Technology allows the linking of individual neuroforms into larger structures.  Network arrangements are referred to as compositions. Member minds of a composition may be independent, fully integrated, or somewhere in between. A composition might be two or more independent consciousness inhabiting one body or one hive-mind sharing many bodies. The ruling Consensus of Smaragdoz is an example of a composition.

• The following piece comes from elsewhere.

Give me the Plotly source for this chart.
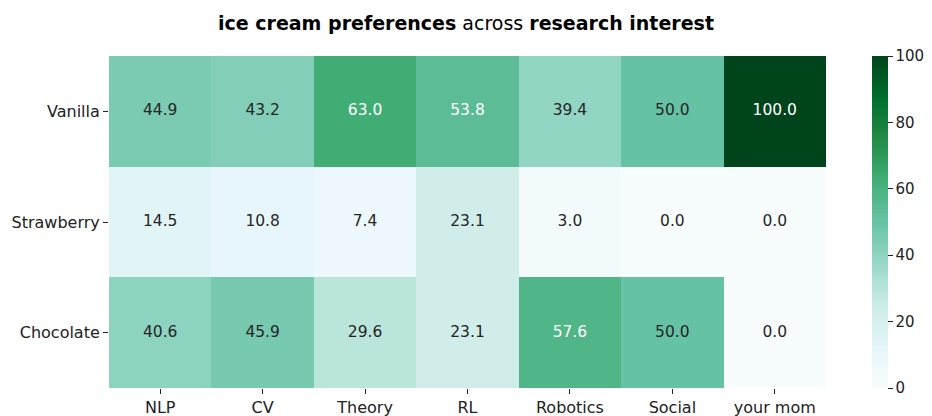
import plotly.graph_objects as go

# данные
interests = ["NLP", "CV", "Theory", "RL", "Robotics", "Social", "your mom"]
flavors = ["Vanilla", "Strawberry", "Chocolate"]
vanilla = [44.9, 43.2, 63.0, 53.8, 39.4, 50.0, 100.0]
strawberry = [14.5, 10.8, 7.4, 23.1, 3.0, 0.0, 0.0]
chocolate = [40.6, 45.9, 29.6, 23.1, 57.6, 50.0, 0.0]
cbar_ticks = [0, 20, 40, 60, 80, 100]

z = [vanilla, strawberry, chocolate]

# paper = 109..932 px, сама карта 109..826, шкала с 872 px
paper_w = 932 - 109
fig = go.Figure()
fig.add_trace(go.Heatmap(
    z=z, x=interests, y=flavors,
    colorscale="BuGn", zmin=0, zmax=100,
    hoverinfo="skip",
    colorbar=dict(
        x=(872 - 109) / paper_w, xanchor="left", thickness=16, len=1,
        y=0.5, yanchor="middle", xpad=0, ypad=0,
        outlinewidth=0, tickvals=cbar_ticks, ticks="outside", ticklen=5,
        tickcolor="#222", tickfont=dict(size=15, color="#222"),
    ),
))

# подписи в ячейках: белые на тёмном, чёрные на светлом
xs, ys, txt, cols = [], [], [], []
for row, name in zip(z, flavors):
    for v, cat in zip(row, interests):
        xs.append(cat)
        ys.append(name)
        txt.append(f"{v:.1f}")
        cols.append("white" if v > 52 else "#262626")
fig.add_trace(go.Scatter(
    x=xs, y=ys, text=txt, mode="text",
    textfont=dict(size=15.5, color=cols, family="DejaVu Sans"),
    hoverinfo="skip", showlegend=False,
))

fig.update_layout(
    width=932, height=416,
    margin=dict(l=109, r=0, t=56, b=28),
    paper_bgcolor="white", plot_bgcolor="white",
    font=dict(family="DejaVu Sans", size=16, color="#222"),
    title=dict(
        text="<b>ice cream preferences</b> across <b>research interest</b>",
        x=466 / 932, xref="container", xanchor="center",
        y=0.945, yanchor="middle",
        font=dict(size=19, color="black"),
    ),
    xaxis=dict(domain=[0, (826 - 109) / paper_w], automargin=False,
               showgrid=False, zeroline=False, ticks="outside", ticklen=5,
               tickcolor="#222"),
    yaxis=dict(automargin=False, showgrid=False, zeroline=False,
               autorange="reversed", ticks="outside", ticklen=5,
               tickcolor="#222"),
)

# убираем стандартный отступ body и панель инструментов
fig.write_html("out.html", config={"displayModeBar": False},
               post_script="document.body.style.margin='0';")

Another facet of larger mental integration is distribution. A beings nervous system may be self-contained or may be involved in any number of mental sharing schemes. Though a degree of distribution may go hand in hand with composition, these are actually somewhat independent considerations; Individuals can share perceptions through a composition while still retaining independent consciousness, for example. Also, distribution can be limited certain aspects of consciousness rather than its entirety. Memory sharing or dream sharing are examples. Conversely, one could share a personality without real-time sharing of memories or experiences.

2 comments:

bombasticus said...

This is really nice. The mechanics should be easy enough to implement.

CLAIRE: You don't believe in just one [body], one [mind]?

BENDER: How come you got so much shit in your purse?

CLAIRE: How come you got so many [minds]?

BENDER: I asked you first.

Tim Shorts said...

I've always had a thing for heads or brains in jars that still talk. Hive minds are always a little creepy.